The grand unified theory of Batman

Cover to The Killing Joke, published by DC Comics. Art by Brian Bolland

Listen very closely, because I'm about to tell the world the definition of a great Batman comic. And I'm also going to explain why The Killing Joke is not a great Batman comic.

The Killing Joke has had a disproportionate effect on my life. It's the story that made me a comics fan (as opposed to a Spider-Man fan, which is what I was before). I read it when I was, I think, about ten, because my brother had a copy. It's probably the single comic that has everything ten-year-old me could have wanted: it's so cynical and nasty, it's incredibly stylish with those scene transitions and opening and closing slow pan to a closeup of a raindrop splash, it has amazing Brian Bolland art and it's about a grown man dressing up as a bat and fighting a clown.

But as time passed I came to believe that it's not a good story about bat-themed vigilantism, and it took me years to figure out why. Alan Moore has given numerous interviews about his dissatisfaction with The Killing Joke where he says things like "it doesn't tell you anything except that Batman and the Joker are mirror images of one another" but that doesn't really resonate with me as a criticism.

No. Here's the problem. The story of Batman is at its heart the fantasy of a five-year-old boy. It's "a bad man hurt me so I'm going to become badder and scarier than everyone else and nobody will be able to hurt me again." And you should be able to explain the bare bones of any essential Batman story on exactly that level. You can do it with The Dark Knight Returns: "Batman retired years ago but now the world needs him again so he comes back." Batman: Year One is the origin story from the comics, so no problem there (yes, more adult things have been added around the edges, like how Catwoman is now a sex worker, but the story doesn't turn on that).

You can do this with Mad Love: "the Joker's sidekick tries to impress him by killing Batman." Blades: "a man who reminds Batman of his childhood hero Zorro comes to Gotham to fight crime." JLA: Tower of Babel: "Batman has been making plans for how to beat the rest of the Justice League if they turn evil, and a bad guy gets hold of the plans." And so on.

So let's try this with The Killing Joke: "The Joker wants to prove that everyone is like him really so he assaults and victimises and paralyses Commissioner Gordon's daughter and then puts the Commissioner on a funfair ride and shows him the photographs to try and drive him…" and my imaginary five-year-old has already lost interest and gone off to read something like Knightfall, which is a far less accomplished comic but which doesn't do violence to the core concept of what a Batman story is.

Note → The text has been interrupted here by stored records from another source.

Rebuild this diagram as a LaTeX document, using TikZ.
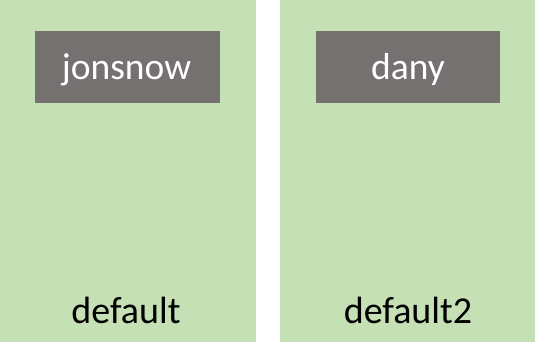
\documentclass[tikz,border=0pt]{standalone}
\usepackage{fontspec}
\setmainfont{Carlito}
\definecolor{panelgreen}{HTML}{C5E0B4}
\definecolor{boxgray}{HTML}{767171}
\begin{document}
\begin{tikzpicture}[x=1pt,y=1pt,
  panel/.style={fill=panelgreen, draw=none},
  podbox/.style={fill=boxgray, draw=none},
  podname/.style={anchor=base, text=white, font=\fontsize{37.5}{42}\selectfont, inner sep=0pt},
  nslabel/.style={anchor=base, text=black, font=\fontsize{38}{42}\selectfont, inner sep=0pt}]
\useasboundingbox (0,0) rectangle (535,356);
% two namespace panels
\fill[panel] (0,14) rectangle (256,356);
\fill[panel] (280,14) rectangle (535,356);
% pods
\fill[podbox] (35,253) rectangle (220,325);
\fill[podbox] (316,253) rectangle (500,325);
\node[podname] (jon) at (126.5,276) {jonsnow};
\node[podname] (dany) at (408,276) {dany};
% namespace names
\node[nslabel] (ns1) at (126,33) {default};
\node[nslabel] (ns2) at (408,33) {default2};
\end{tikzpicture}
\end{document}
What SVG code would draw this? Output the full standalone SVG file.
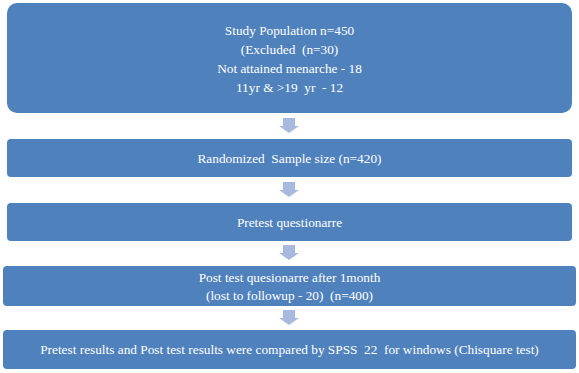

Interestingly, the one great Batman comic that doesn't seem to fit this theory is Gotham Central, which for those of you who haven't read it is a police procedural set in Gotham City, sort of like Homicide: Life on the Street if those cops had to face off against the Riddler and deal with occasional cameo Batman appearances. You can't boil down those stories to be five-year-old friendly. But ultimately those are crime procedurals with a dash of Batman flavouring. They're really Gotham stories, like the recent HBO Penguin series where Batman never shows up at all. I'm not sure to what extent writers Greg Rucka and Ed Brubaker would agree with this, but I personally feel that if they had widened the narrative viewpoint so that you knew who Batman was and how he came to be it would have made the whole enterprise implode in a cloud of shark-repellent Bat-Spray.

Anyway, now you all know how to write a great Batman story and there is no longer any excuse for not doing it.